● Do this
Transcribe the full listing exactly, and drop every picture.
═══ Exercise input ═══
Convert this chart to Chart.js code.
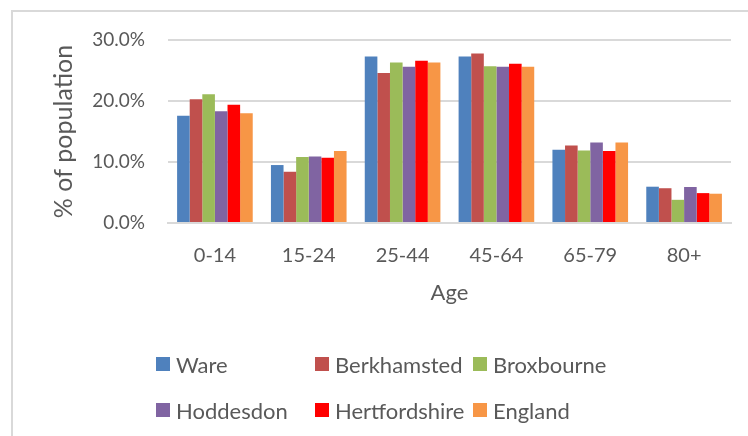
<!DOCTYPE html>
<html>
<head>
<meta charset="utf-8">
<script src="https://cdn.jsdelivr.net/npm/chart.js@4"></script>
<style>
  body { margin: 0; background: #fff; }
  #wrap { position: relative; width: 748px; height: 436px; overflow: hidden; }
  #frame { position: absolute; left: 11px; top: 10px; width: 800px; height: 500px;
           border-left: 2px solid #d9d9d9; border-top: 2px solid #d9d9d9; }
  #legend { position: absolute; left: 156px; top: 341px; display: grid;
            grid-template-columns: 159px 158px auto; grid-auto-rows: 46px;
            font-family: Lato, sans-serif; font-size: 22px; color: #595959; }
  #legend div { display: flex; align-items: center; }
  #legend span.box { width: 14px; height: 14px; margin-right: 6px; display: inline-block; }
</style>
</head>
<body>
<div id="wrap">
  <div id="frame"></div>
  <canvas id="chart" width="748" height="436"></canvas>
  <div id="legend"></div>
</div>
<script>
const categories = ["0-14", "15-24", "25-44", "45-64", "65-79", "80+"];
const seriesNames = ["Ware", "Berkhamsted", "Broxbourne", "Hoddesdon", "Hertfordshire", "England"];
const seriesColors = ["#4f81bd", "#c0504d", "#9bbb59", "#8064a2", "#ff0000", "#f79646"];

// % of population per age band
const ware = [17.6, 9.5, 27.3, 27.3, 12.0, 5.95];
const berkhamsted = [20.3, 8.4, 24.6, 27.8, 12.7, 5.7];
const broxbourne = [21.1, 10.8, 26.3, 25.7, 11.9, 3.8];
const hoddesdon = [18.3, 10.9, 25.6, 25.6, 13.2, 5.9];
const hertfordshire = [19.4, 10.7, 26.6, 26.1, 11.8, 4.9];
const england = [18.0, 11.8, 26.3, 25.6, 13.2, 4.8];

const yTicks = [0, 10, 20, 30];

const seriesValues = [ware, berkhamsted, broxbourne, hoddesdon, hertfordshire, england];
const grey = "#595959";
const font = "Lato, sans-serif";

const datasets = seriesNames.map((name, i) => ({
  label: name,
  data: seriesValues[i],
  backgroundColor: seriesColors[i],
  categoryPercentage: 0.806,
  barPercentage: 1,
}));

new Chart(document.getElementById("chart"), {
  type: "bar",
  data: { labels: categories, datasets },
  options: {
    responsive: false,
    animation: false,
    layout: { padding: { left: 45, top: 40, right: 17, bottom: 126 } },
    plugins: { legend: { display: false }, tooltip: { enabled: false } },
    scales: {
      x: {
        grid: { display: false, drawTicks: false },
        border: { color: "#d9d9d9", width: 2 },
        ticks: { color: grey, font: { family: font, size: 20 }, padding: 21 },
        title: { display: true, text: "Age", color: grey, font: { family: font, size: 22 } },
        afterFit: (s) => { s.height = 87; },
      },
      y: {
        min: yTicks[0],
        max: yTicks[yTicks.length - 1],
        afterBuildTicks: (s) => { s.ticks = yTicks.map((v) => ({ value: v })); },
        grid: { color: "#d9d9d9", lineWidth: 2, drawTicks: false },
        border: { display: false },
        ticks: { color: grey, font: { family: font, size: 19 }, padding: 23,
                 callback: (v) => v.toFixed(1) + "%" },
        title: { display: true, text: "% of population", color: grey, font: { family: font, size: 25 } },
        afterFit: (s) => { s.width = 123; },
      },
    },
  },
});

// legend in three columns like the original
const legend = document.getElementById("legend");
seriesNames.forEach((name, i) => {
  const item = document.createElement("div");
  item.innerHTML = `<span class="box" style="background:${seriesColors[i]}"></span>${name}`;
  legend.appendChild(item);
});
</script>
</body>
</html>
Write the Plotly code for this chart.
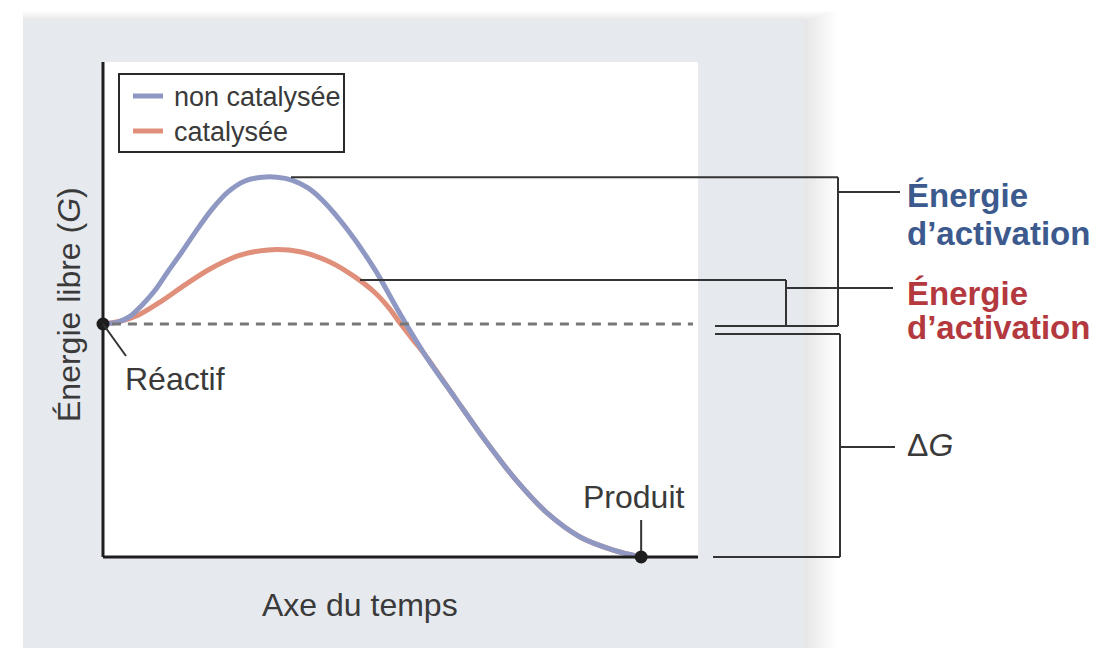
═══
● Task answer
Convert this chart to Chart.js code.
<!DOCTYPE html>
<html>
<head>
<meta charset="utf-8">
<script src="https://cdn.jsdelivr.net/npm/chart.js@4"></script>
<style>
  body { margin: 0; background: #fff; }
  #wrap { position: relative; width: 748px; height: 436px; overflow: hidden; }
  #frame { position: absolute; left: 11px; top: 10px; width: 800px; height: 500px;
           border-left: 2px solid #d9d9d9; border-top: 2px solid #d9d9d9; }
  #legend { position: absolute; left: 156px; top: 341px; display: grid;
            grid-template-columns: 159px 158px auto; grid-auto-rows: 46px;
            font-family: Lato, sans-serif; font-size: 22px; color: #595959; }
  #legend div { display: flex; align-items: center; }
  #legend span.box { width: 14px; height: 14px; margin-right: 6px; display: inline-block; }
</style>
</head>
<body>
<div id="wrap">
  <div id="frame"></div>
  <canvas id="chart" width="748" height="436"></canvas>
  <div id="legend"></div>
</div>
<script>
const categories = ["0-14", "15-24", "25-44", "45-64", "65-79", "80+"];
const seriesNames = ["Ware", "Berkhamsted", "Broxbourne", "Hoddesdon", "Hertfordshire", "England"];
const seriesColors = ["#4f81bd", "#c0504d", "#9bbb59", "#8064a2", "#ff0000", "#f79646"];

// % of population per age band
const ware = [17.6, 9.5, 27.3, 27.3, 12.0, 5.95];
const berkhamsted = [20.3, 8.4, 24.6, 27.8, 12.7, 5.7];
const broxbourne = [21.1, 10.8, 26.3, 25.7, 11.9, 3.8];
const hoddesdon = [18.3, 10.9, 25.6, 25.6, 13.2, 5.9];
const hertfordshire = [19.4, 10.7, 26.6, 26.1, 11.8, 4.9];
const england = [18.0, 11.8, 26.3, 25.6, 13.2, 4.8];

const yTicks = [0, 10, 20, 30];

const seriesValues = [ware, berkhamsted, broxbourne, hoddesdon, hertfordshire, england];
const grey = "#595959";
const font = "Lato, sans-serif";

const datasets = seriesNames.map((name, i) => ({
  label: name,
  data: seriesValues[i],
  backgroundColor: seriesColors[i],
  categoryPercentage: 0.806,
  barPercentage: 1,
}));

new Chart(document.getElementById("chart"), {
  type: "bar",
  data: { labels: categories, datasets },
  options: {
    responsive: false,
    animation: false,
    layout: { padding: { left: 45, top: 40, right: 17, bottom: 126 } },
    plugins: { legend: { display: false }, tooltip: { enabled: false } },
    scales: {
      x: {
        grid: { display: false, drawTicks: false },
        border: { color: "#d9d9d9", width: 2 },
        ticks: { color: grey, font: { family: font, size: 20 }, padding: 21 },
        title: { display: true, text: "Age", color: grey, font: { family: font, size: 22 } },
        afterFit: (s) => { s.height = 87; },
      },
      y: {
        min: yTicks[0],
        max: yTicks[yTicks.length - 1],
        afterBuildTicks: (s) => { s.ticks = yTicks.map((v) => ({ value: v })); },
        grid: { color: "#d9d9d9", lineWidth: 2, drawTicks: false },
        border: { display: false },
        ticks: { color: grey, font: { family: font, size: 19 }, padding: 23,
                 callback: (v) => v.toFixed(1) + "%" },
        title: { display: true, text: "% of population", color: grey, font: { family: font, size: 25 } },
        afterFit: (s) => { s.width = 123; },
      },
    },
  },
});

// legend in three columns like the original
const legend = document.getElementById("legend");
seriesNames.forEach((name, i) => {
  const item = document.createElement("div");
  item.innerHTML = `<span class="box" style="background:${seriesColors[i]}"></span>${name}`;
  legend.appendChild(item);
});
</script>
</body>
</html>
Write the Plotly code for this chart.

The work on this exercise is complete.